■ Exercise aim: Output each entry that follows exactly. Images stay out.

— Begin Data listing —

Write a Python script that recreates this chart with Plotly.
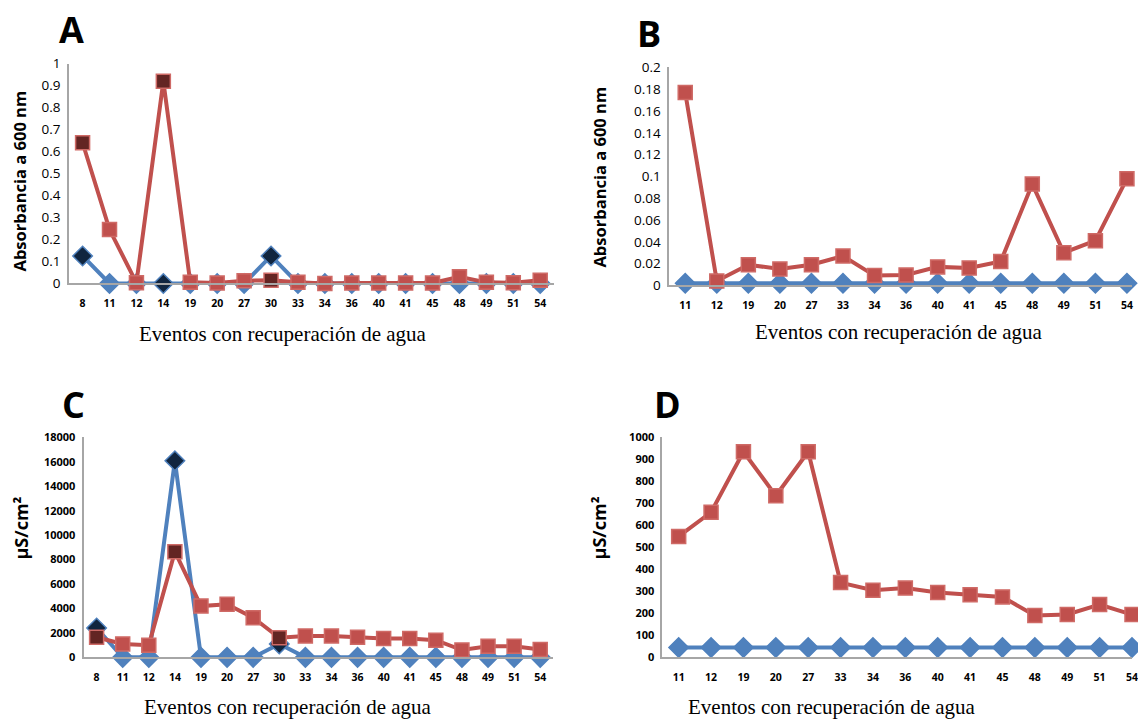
import plotly.graph_objects as go

W, H = 1138, 719

# ---------------- data ----------------
events_ac = ["8", "11", "12", "14", "19", "20", "27", "30", "33", "34", "36", "40", "41", "45", "48", "49", "51", "54"]
events_bd = ["11", "12", "19", "20", "27", "33", "34", "36", "40", "41", "45", "48", "49", "51", "54"]

a_blue = [0.125, 0.0, 0.0, 0.0, 0.0, 0.0, 0.0, 0.125, 0.0, 0.0, 0.0, 0.0, 0.0, 0.0, 0.0, 0.0, 0.0, 0.0]
a_red = [0.64, 0.245, 0.003, 0.92, 0.005, 0.002, 0.012, 0.015, 0.005, 0.0, 0.002, 0.002, 0.002, 0.002, 0.03, 0.005, 0.003, 0.015]

b_blue = [0.002] * 15
b_red = [0.177, 0.004, 0.019, 0.015, 0.019, 0.027, 0.009, 0.0095, 0.017, 0.016, 0.022, 0.093, 0.030, 0.041, 0.098]

c_blue = [2400, 0, 0, 16100, 0, 0, 0, 1100, 0, 0, 0, 0, 0, 0, 0, 0, 0, 0]
c_red = [1650, 1100, 1000, 8650, 4200, 4350, 3250, 1600, 1750, 1750, 1650, 1550, 1550, 1400, 600, 900, 900, 650]

d_blue = [45] * 15
d_red = [550, 660, 935, 735, 935, 340, 305, 315, 295, 285, 275, 190, 195, 240, 195]

highlighted = ["8", "14", "30"]  # events drawn with dark-filled markers in A and C

a_ticks = [0, 0.1, 0.2, 0.3, 0.4, 0.5, 0.6, 0.7, 0.8, 0.9, 1]
a_ticktext = ["0", "0.1", "0.2", "0.3", "0.4", "0.5", "0.6", "0.7", "0.8", "0.9", "1"]
b_ticks = [0, 0.02, 0.04, 0.06, 0.08, 0.1, 0.12, 0.14, 0.16, 0.18, 0.2]
b_ticktext = ["0", "0.02", "0.04", "0.06", "0.08", "0.1", "0.12", "0.14", "0.16", "0.18", "0.2"]
c_ticks = [0, 2000, 4000, 6000, 8000, 10000, 12000, 14000, 16000, 18000]
d_ticks = [0, 100, 200, 300, 400, 500, 600, 700, 800, 900, 1000]

x_title = "Eventos con recuperación de agua"
y_title_abs = "Absorbancia a 600 nm"
y_title_cond = "µS/cm²"

# ---------------- styles ----------------
BLUE = "#4F81BD"
RED = "#C0504D"
DARK_BLUE = "#10253F"
DARK_RED = "#632523"
AXIS = "#A6A6A6"


def px(x):
    return x / W


def py(y):
    return 1 - y / H


fig = go.Figure()


def add_panel(idx, cats, blue, red, hl):
    xa = "x" if idx == 1 else f"x{idx}"
    ya = "y" if idx == 1 else f"y{idx}"
    bfill = [DARK_BLUE if c in hl else BLUE for c in cats]
    rfill = [DARK_RED if c in hl else RED for c in cats]
    fig.add_trace(go.Scatter(
        x=cats, y=blue, xaxis=xa, yaxis=ya, mode="lines+markers",
        line=dict(color=BLUE, width=4), cliponaxis=False,
        marker=dict(symbol="diamond", size=15, color=bfill, line=dict(color=BLUE, width=1.5)),
        showlegend=False, hoverinfo="x+y"))
    fig.add_trace(go.Scatter(
        x=cats, y=red, xaxis=xa, yaxis=ya, mode="lines+markers",
        line=dict(color=RED, width=4), cliponaxis=False,
        marker=dict(symbol="square", size=14, color=rfill, line=dict(color="#CF6A66", width=1.5)),
        showlegend=False, hoverinfo="x+y"))


add_panel(1, events_ac, a_blue, a_red, highlighted)
add_panel(2, events_bd, b_blue, b_red, [])
add_panel(3, events_ac, c_blue, c_red, highlighted)
add_panel(4, events_bd, d_blue, d_red, [])

xtick_font = dict(family="Open Sans", size=10.5, color="black", weight="bold")


def xaxis(cats, x0, x1, yanchor, right):
    return dict(domain=[px(x0), px(x1)], anchor=yanchor, type="category",
                categoryorder="array", categoryarray=cats,
                range=[-0.5, right], showline=True, linecolor=AXIS, linewidth=2,
                showgrid=False, zeroline=False, ticks="", tickfont=xtick_font,
                ticklabelstandoff=9, fixedrange=True)


def yaxis(y0, y1, xanchor, rng, tv, tt, font):
    return dict(domain=[py(y0), py(y1)], anchor=xanchor, range=rng,
                tickvals=tv, ticktext=tt, showline=True, linecolor=AXIS, linewidth=2,
                showgrid=False, zeroline=False, ticks="", tickfont=font,
                ticklabelstandoff=4, fixedrange=True)


reg_font = dict(family="Open Sans", size=13.5, color="black")
bold_font = dict(family="Open Sans", size=11, color="black", weight="bold")

fig.update_layout(
    width=W, height=H, margin=dict(l=0, r=0, t=0, b=0),
    paper_bgcolor="white", plot_bgcolor="white", showlegend=False,
    xaxis=xaxis(events_ac, 69.5, 556.6, "y", 17.5),
    yaxis=yaxis(281.5, 56, "x", [0, 1], a_ticks, a_ticktext, reg_font),
    xaxis2=xaxis(events_bd, 673, 1138, "y2", 14.16),
    yaxis2=yaxis(283.5, 60, "x2", [0, 0.2], b_ticks, b_ticktext, reg_font),
    xaxis3=xaxis(events_ac, 84, 556.2, "y3", 17.5),
    yaxis3=yaxis(665, 439.5, "x3", [0, 18000], c_ticks, [str(v) for v in c_ticks], bold_font),
    xaxis4=xaxis(events_bd, 666, 1138, "y4", 14.0),
    yaxis4=yaxis(665, 439.5, "x4", [0, 1000], d_ticks, [str(v) for v in d_ticks], bold_font),
)

annots = []
# panel letters
for letter, x, y in [("A", 72, 21), ("B", 652, 25), ("C", 74, 406), ("D", 671, 406)]:
    annots.append(dict(text=letter, x=px(x), y=py(y), xref="paper", yref="paper",
                       showarrow=False, xanchor="center", yanchor="middle",
                       font=dict(family="Open Sans", size=36, color="black", weight="bold")))
# x titles
for x, y in [(284, 333), (904, 331), (290, 716), (836, 716)]:
    annots.append(dict(text=x_title, x=px(x), y=py(y), xref="paper", yref="paper",
                       showarrow=False, xanchor="center", yanchor="middle",
                       font=dict(family="Liberation Serif", size=21, color="black")))
# y titles
for txt, x, y, sz in [(y_title_abs, 20, 176, 16.5), (y_title_abs, 603, 172, 16.5),
                      (y_title_cond, 21, 532, 18), (y_title_cond, 602, 532, 18)]:
    annots.append(dict(text=txt, x=px(x), y=py(y), xref="paper", yref="paper",
                       showarrow=False, xanchor="center", yanchor="middle", textangle=-90,
                       font=dict(family="Open Sans", size=sz, color="black", weight="bold")))
fig.update_layout(annotations=annots)

fig.write_html("out.html")
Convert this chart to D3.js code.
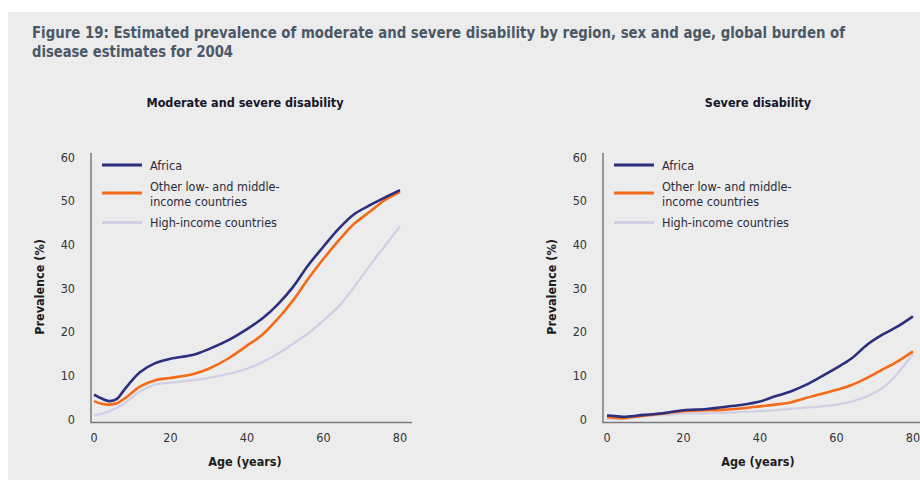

— End Data listing —

■ Complete response:
Write a Python script that recreates this chart with Plotly.
import plotly.graph_objects as go

W, H = 1138, 719

# ---------------- data ----------------
events_ac = ["8", "11", "12", "14", "19", "20", "27", "30", "33", "34", "36", "40", "41", "45", "48", "49", "51", "54"]
events_bd = ["11", "12", "19", "20", "27", "33", "34", "36", "40", "41", "45", "48", "49", "51", "54"]

a_blue = [0.125, 0.0, 0.0, 0.0, 0.0, 0.0, 0.0, 0.125, 0.0, 0.0, 0.0, 0.0, 0.0, 0.0, 0.0, 0.0, 0.0, 0.0]
a_red = [0.64, 0.245, 0.003, 0.92, 0.005, 0.002, 0.012, 0.015, 0.005, 0.0, 0.002, 0.002, 0.002, 0.002, 0.03, 0.005, 0.003, 0.015]

b_blue = [0.002] * 15
b_red = [0.177, 0.004, 0.019, 0.015, 0.019, 0.027, 0.009, 0.0095, 0.017, 0.016, 0.022, 0.093, 0.030, 0.041, 0.098]

c_blue = [2400, 0, 0, 16100, 0, 0, 0, 1100, 0, 0, 0, 0, 0, 0, 0, 0, 0, 0]
c_red = [1650, 1100, 1000, 8650, 4200, 4350, 3250, 1600, 1750, 1750, 1650, 1550, 1550, 1400, 600, 900, 900, 650]

d_blue = [45] * 15
d_red = [550, 660, 935, 735, 935, 340, 305, 315, 295, 285, 275, 190, 195, 240, 195]

highlighted = ["8", "14", "30"]  # events drawn with dark-filled markers in A and C

a_ticks = [0, 0.1, 0.2, 0.3, 0.4, 0.5, 0.6, 0.7, 0.8, 0.9, 1]
a_ticktext = ["0", "0.1", "0.2", "0.3", "0.4", "0.5", "0.6", "0.7", "0.8", "0.9", "1"]
b_ticks = [0, 0.02, 0.04, 0.06, 0.08, 0.1, 0.12, 0.14, 0.16, 0.18, 0.2]
b_ticktext = ["0", "0.02", "0.04", "0.06", "0.08", "0.1", "0.12", "0.14", "0.16", "0.18", "0.2"]
c_ticks = [0, 2000, 4000, 6000, 8000, 10000, 12000, 14000, 16000, 18000]
d_ticks = [0, 100, 200, 300, 400, 500, 600, 700, 800, 900, 1000]

x_title = "Eventos con recuperación de agua"
y_title_abs = "Absorbancia a 600 nm"
y_title_cond = "µS/cm²"

# ---------------- styles ----------------
BLUE = "#4F81BD"
RED = "#C0504D"
DARK_BLUE = "#10253F"
DARK_RED = "#632523"
AXIS = "#A6A6A6"


def px(x):
    return x / W


def py(y):
    return 1 - y / H


fig = go.Figure()


def add_panel(idx, cats, blue, red, hl):
    xa = "x" if idx == 1 else f"x{idx}"
    ya = "y" if idx == 1 else f"y{idx}"
    bfill = [DARK_BLUE if c in hl else BLUE for c in cats]
    rfill = [DARK_RED if c in hl else RED for c in cats]
    fig.add_trace(go.Scatter(
        x=cats, y=blue, xaxis=xa, yaxis=ya, mode="lines+markers",
        line=dict(color=BLUE, width=4), cliponaxis=False,
        marker=dict(symbol="diamond", size=15, color=bfill, line=dict(color=BLUE, width=1.5)),
        showlegend=False, hoverinfo="x+y"))
    fig.add_trace(go.Scatter(
        x=cats, y=red, xaxis=xa, yaxis=ya, mode="lines+markers",
        line=dict(color=RED, width=4), cliponaxis=False,
        marker=dict(symbol="square", size=14, color=rfill, line=dict(color="#CF6A66", width=1.5)),
        showlegend=False, hoverinfo="x+y"))


add_panel(1, events_ac, a_blue, a_red, highlighted)
add_panel(2, events_bd, b_blue, b_red, [])
add_panel(3, events_ac, c_blue, c_red, highlighted)
add_panel(4, events_bd, d_blue, d_red, [])

xtick_font = dict(family="Open Sans", size=10.5, color="black", weight="bold")


def xaxis(cats, x0, x1, yanchor, right):
    return dict(domain=[px(x0), px(x1)], anchor=yanchor, type="category",
                categoryorder="array", categoryarray=cats,
                range=[-0.5, right], showline=True, linecolor=AXIS, linewidth=2,
                showgrid=False, zeroline=False, ticks="", tickfont=xtick_font,
                ticklabelstandoff=9, fixedrange=True)


def yaxis(y0, y1, xanchor, rng, tv, tt, font):
    return dict(domain=[py(y0), py(y1)], anchor=xanchor, range=rng,
                tickvals=tv, ticktext=tt, showline=True, linecolor=AXIS, linewidth=2,
                showgrid=False, zeroline=False, ticks="", tickfont=font,
                ticklabelstandoff=4, fixedrange=True)


reg_font = dict(family="Open Sans", size=13.5, color="black")
bold_font = dict(family="Open Sans", size=11, color="black", weight="bold")

fig.update_layout(
    width=W, height=H, margin=dict(l=0, r=0, t=0, b=0),
    paper_bgcolor="white", plot_bgcolor="white", showlegend=False,
    xaxis=xaxis(events_ac, 69.5, 556.6, "y", 17.5),
    yaxis=yaxis(281.5, 56, "x", [0, 1], a_ticks, a_ticktext, reg_font),
    xaxis2=xaxis(events_bd, 673, 1138, "y2", 14.16),
    yaxis2=yaxis(283.5, 60, "x2", [0, 0.2], b_ticks, b_ticktext, reg_font),
    xaxis3=xaxis(events_ac, 84, 556.2, "y3", 17.5),
    yaxis3=yaxis(665, 439.5, "x3", [0, 18000], c_ticks, [str(v) for v in c_ticks], bold_font),
    xaxis4=xaxis(events_bd, 666, 1138, "y4", 14.0),
    yaxis4=yaxis(665, 439.5, "x4", [0, 1000], d_ticks, [str(v) for v in d_ticks], bold_font),
)

annots = []
# panel letters
for letter, x, y in [("A", 72, 21), ("B", 652, 25), ("C", 74, 406), ("D", 671, 406)]:
    annots.append(dict(text=letter, x=px(x), y=py(y), xref="paper", yref="paper",
                       showarrow=False, xanchor="center", yanchor="middle",
                       font=dict(family="Open Sans", size=36, color="black", weight="bold")))
# x titles
for x, y in [(284, 333), (904, 331), (290, 716), (836, 716)]:
    annots.append(dict(text=x_title, x=px(x), y=py(y), xref="paper", yref="paper",
                       showarrow=False, xanchor="center", yanchor="middle",
                       font=dict(family="Liberation Serif", size=21, color="black")))
# y titles
for txt, x, y, sz in [(y_title_abs, 20, 176, 16.5), (y_title_abs, 603, 172, 16.5),
                      (y_title_cond, 21, 532, 18), (y_title_cond, 602, 532, 18)]:
    annots.append(dict(text=txt, x=px(x), y=py(y), xref="paper", yref="paper",
                       showarrow=False, xanchor="center", yanchor="middle", textangle=-90,
                       font=dict(family="Open Sans", size=sz, color="black", weight="bold")))
fig.update_layout(annotations=annots)

fig.write_html("out.html")
Convert this chart to D3.js code.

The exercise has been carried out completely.